Watch out, Detroit— tech giant Apple is putting its plans for a self-driving electric car into high gear.
The maker of the iPhone has set a goal of 2024 to produce a passenger vehicle — complete with its own “breakthrough” battery technology, according to a new report.
Central to Apple’s automotive ambitions is a new battery design that could “radically” reduce the cost of batteries and increase the vehicle’s range, according to Reuters.
”It’s next level,” one person said of Apple’s battery technology. “Like the first time you saw the iPhone.”
The tech giant’s self-driving car plans come as the Tim Cook-led company has been desperately searching for ways to diversify Apple’s revenue as sales of its flagship iPhone slow.
Apple’s efforts to get into the car game, dubbed “Project Titan,” kicked off in 2014, but the company later drew back the effort to focus on software and reassess its goals. Apple veteran, Doug Field, a former Tesla executive who started his second stint with Apple in 2018, laid off 190 people from the team in 2019.
But since then, the Cupertino, Calif. company has progressed enough to aim to build a consumer vehicle, two people familiar with the plan told Reuters. That puts the company that revolutionized the smartphone in direct competition with Tesla as well as more traditional Detroit automakers like Chrysler and General Motors.
Apple did not comment.
Of course, car production is not without its challenges — even for a company with deep pockets. And while Apple is adept at making hundreds of millions of electronic products a year and sourcing parts from around the world, it has never constructed a car. It took Elon Musk’s Tesla nearly two decades before his company finally turned a sustained profit making cars.
Ride-hailing giant Uber earlier this month announced plans to get out of the self-driving car business by selling its autonomous vehicle research unit, Advanced Technologies Group, to startup Aurora
Alphabet’s Waymo has also been working on robo-taxis to carry passengers for a driverless ride-hailing service.
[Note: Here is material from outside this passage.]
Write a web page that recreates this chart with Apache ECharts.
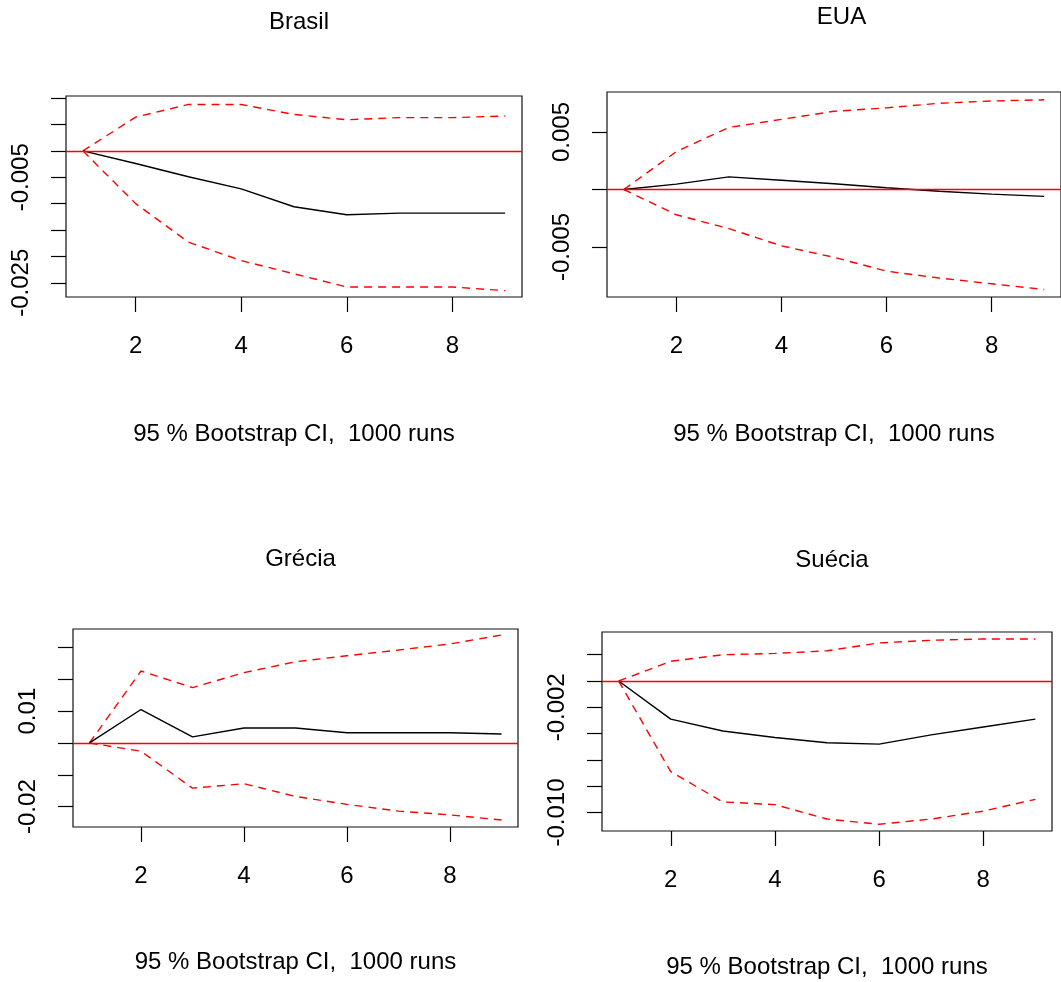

“If there is one company on the planet that has the resources to do that, it’s probably Apple. But at the same time, it’s not a cellphone,” a person who worked on Project Titan told Reuters.
The report said it remains unclear who would assemble an Apple-branded car, but sources have said they “expect the company to rely on a manufacturing partner to build vehicles.”
“In order to have a viable assembly plant, you need 100,000 vehicles annually, with more volume to come,” one critic said.
Apple could also decide to reduce the scope of its efforts to a self-driving system that would be integrated with a car made by a traditional automaker, the report said.
Currently, Apple is working with outside partners for elements of the system, including lidar sensors, which help self-driving cars get a three-dimensional view of the road, sources said, adding that Apple may also develop its own sensors.
As for the car’s battery, Reuters said the Silicon Valley giant plans to use a unique “monocell” design that bulks up the individual cells in the battery and frees up space inside the battery pack by eliminating pouches and modules that hold battery materials.
This design means that the car could potentially have a longer range, the report said, adding that the company may use lithium iron phosphate batteries, which are less likely to overheat than other lithium-ion batteries.
Technology aside, in order for Apple to turn a profit, it will have to keep up with high volume quotas from automotive contract manufacturers.